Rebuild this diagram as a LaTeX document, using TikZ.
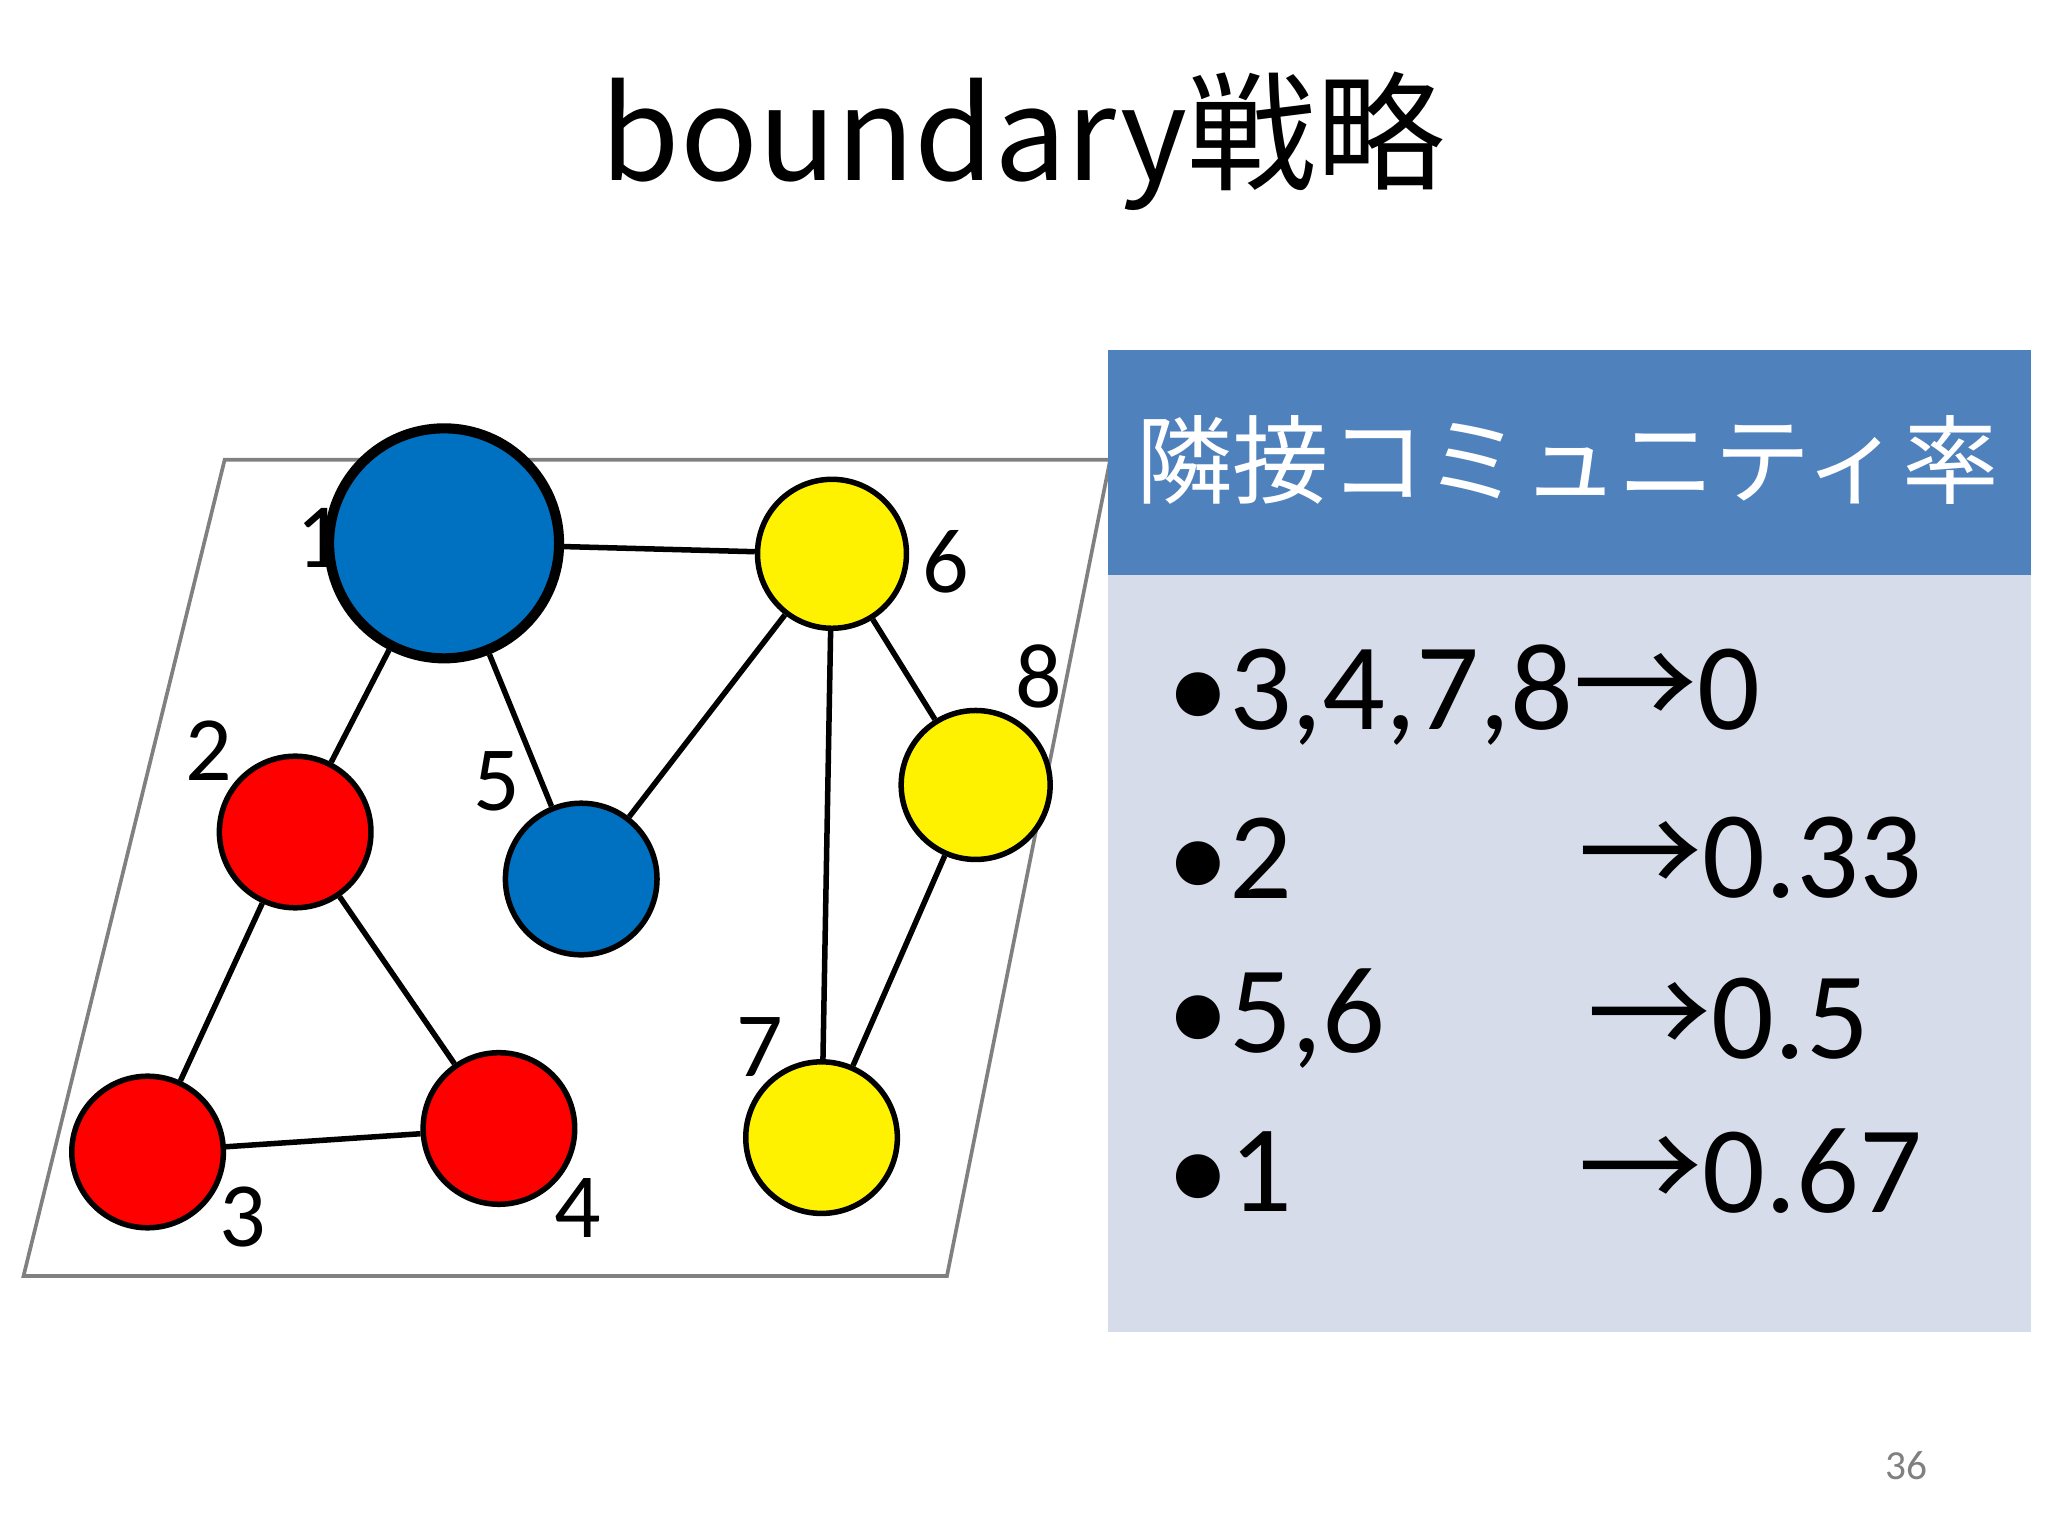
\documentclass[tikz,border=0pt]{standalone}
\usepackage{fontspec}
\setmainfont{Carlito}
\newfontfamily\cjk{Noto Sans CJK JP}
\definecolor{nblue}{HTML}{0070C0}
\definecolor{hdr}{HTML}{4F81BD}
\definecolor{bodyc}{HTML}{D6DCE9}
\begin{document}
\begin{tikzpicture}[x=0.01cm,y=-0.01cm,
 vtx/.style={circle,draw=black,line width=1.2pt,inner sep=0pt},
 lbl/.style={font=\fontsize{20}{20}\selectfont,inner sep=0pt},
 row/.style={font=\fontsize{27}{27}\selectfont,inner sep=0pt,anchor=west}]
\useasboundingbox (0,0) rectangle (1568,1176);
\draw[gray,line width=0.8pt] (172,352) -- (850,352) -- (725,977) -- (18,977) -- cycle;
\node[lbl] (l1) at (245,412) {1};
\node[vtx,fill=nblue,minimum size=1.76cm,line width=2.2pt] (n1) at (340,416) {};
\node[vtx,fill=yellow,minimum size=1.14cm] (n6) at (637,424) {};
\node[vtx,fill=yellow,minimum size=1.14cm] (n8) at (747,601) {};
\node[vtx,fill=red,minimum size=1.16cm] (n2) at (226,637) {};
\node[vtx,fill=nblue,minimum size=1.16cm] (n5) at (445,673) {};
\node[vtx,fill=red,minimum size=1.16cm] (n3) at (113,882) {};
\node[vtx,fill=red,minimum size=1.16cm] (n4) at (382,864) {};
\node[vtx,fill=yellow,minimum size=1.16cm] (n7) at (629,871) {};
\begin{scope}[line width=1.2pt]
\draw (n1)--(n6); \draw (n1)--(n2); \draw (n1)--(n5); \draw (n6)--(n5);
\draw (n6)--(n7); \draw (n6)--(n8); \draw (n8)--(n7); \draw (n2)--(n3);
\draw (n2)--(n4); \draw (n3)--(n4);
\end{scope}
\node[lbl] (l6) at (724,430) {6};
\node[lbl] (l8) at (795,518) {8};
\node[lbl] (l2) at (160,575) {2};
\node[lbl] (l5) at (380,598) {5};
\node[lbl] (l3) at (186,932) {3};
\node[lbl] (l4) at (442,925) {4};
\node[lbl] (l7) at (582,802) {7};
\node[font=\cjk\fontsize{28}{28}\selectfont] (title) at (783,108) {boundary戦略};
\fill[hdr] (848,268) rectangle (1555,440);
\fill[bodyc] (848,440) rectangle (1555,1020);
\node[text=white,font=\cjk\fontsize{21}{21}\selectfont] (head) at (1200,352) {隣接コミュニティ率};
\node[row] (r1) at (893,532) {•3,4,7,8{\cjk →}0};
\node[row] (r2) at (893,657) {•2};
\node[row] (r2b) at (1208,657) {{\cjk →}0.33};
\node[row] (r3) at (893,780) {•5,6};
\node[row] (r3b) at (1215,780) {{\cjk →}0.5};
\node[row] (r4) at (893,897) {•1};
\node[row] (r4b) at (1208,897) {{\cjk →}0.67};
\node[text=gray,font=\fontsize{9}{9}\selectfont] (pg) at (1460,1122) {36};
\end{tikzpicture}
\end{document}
════
**Task details:** Without including any picture, repeat the data exactly.

**Result for this exercise:**
Rebuild this diagram as a LaTeX document, using TikZ.
\documentclass[tikz,border=0pt]{standalone}
\usepackage{fontspec}
\setmainfont{Carlito}
\newfontfamily\cjk{Noto Sans CJK JP}
\definecolor{nblue}{HTML}{0070C0}
\definecolor{hdr}{HTML}{4F81BD}
\definecolor{bodyc}{HTML}{D6DCE9}
\begin{document}
\begin{tikzpicture}[x=0.01cm,y=-0.01cm,
 vtx/.style={circle,draw=black,line width=1.2pt,inner sep=0pt},
 lbl/.style={font=\fontsize{20}{20}\selectfont,inner sep=0pt},
 row/.style={font=\fontsize{27}{27}\selectfont,inner sep=0pt,anchor=west}]
\useasboundingbox (0,0) rectangle (1568,1176);
\draw[gray,line width=0.8pt] (172,352) -- (850,352) -- (725,977) -- (18,977) -- cycle;
\node[lbl] (l1) at (245,412) {1};
\node[vtx,fill=nblue,minimum size=1.76cm,line width=2.2pt] (n1) at (340,416) {};
\node[vtx,fill=yellow,minimum size=1.14cm] (n6) at (637,424) {};
\node[vtx,fill=yellow,minimum size=1.14cm] (n8) at (747,601) {};
\node[vtx,fill=red,minimum size=1.16cm] (n2) at (226,637) {};
\node[vtx,fill=nblue,minimum size=1.16cm] (n5) at (445,673) {};
\node[vtx,fill=red,minimum size=1.16cm] (n3) at (113,882) {};
\node[vtx,fill=red,minimum size=1.16cm] (n4) at (382,864) {};
\node[vtx,fill=yellow,minimum size=1.16cm] (n7) at (629,871) {};
\begin{scope}[line width=1.2pt]
\draw (n1)--(n6); \draw (n1)--(n2); \draw (n1)--(n5); \draw (n6)--(n5);
\draw (n6)--(n7); \draw (n6)--(n8); \draw (n8)--(n7); \draw (n2)--(n3);
\draw (n2)--(n4); \draw (n3)--(n4);
\end{scope}
\node[lbl] (l6) at (724,430) {6};
\node[lbl] (l8) at (795,518) {8};
\node[lbl] (l2) at (160,575) {2};
\node[lbl] (l5) at (380,598) {5};
\node[lbl] (l3) at (186,932) {3};
\node[lbl] (l4) at (442,925) {4};
\node[lbl] (l7) at (582,802) {7};
\node[font=\cjk\fontsize{28}{28}\selectfont] (title) at (783,108) {boundary戦略};
\fill[hdr] (848,268) rectangle (1555,440);
\fill[bodyc] (848,440) rectangle (1555,1020);
\node[text=white,font=\cjk\fontsize{21}{21}\selectfont] (head) at (1200,352) {隣接コミュニティ率};
\node[row] (r1) at (893,532) {•3,4,7,8{\cjk →}0};
\node[row] (r2) at (893,657) {•2};
\node[row] (r2b) at (1208,657) {{\cjk →}0.33};
\node[row] (r3) at (893,780) {•5,6};
\node[row] (r3b) at (1215,780) {{\cjk →}0.5};
\node[row] (r4) at (893,897) {•1};
\node[row] (r4b) at (1208,897) {{\cjk →}0.67};
\node[text=gray,font=\fontsize{9}{9}\selectfont] (pg) at (1460,1122) {36};
\end{tikzpicture}
\end{document}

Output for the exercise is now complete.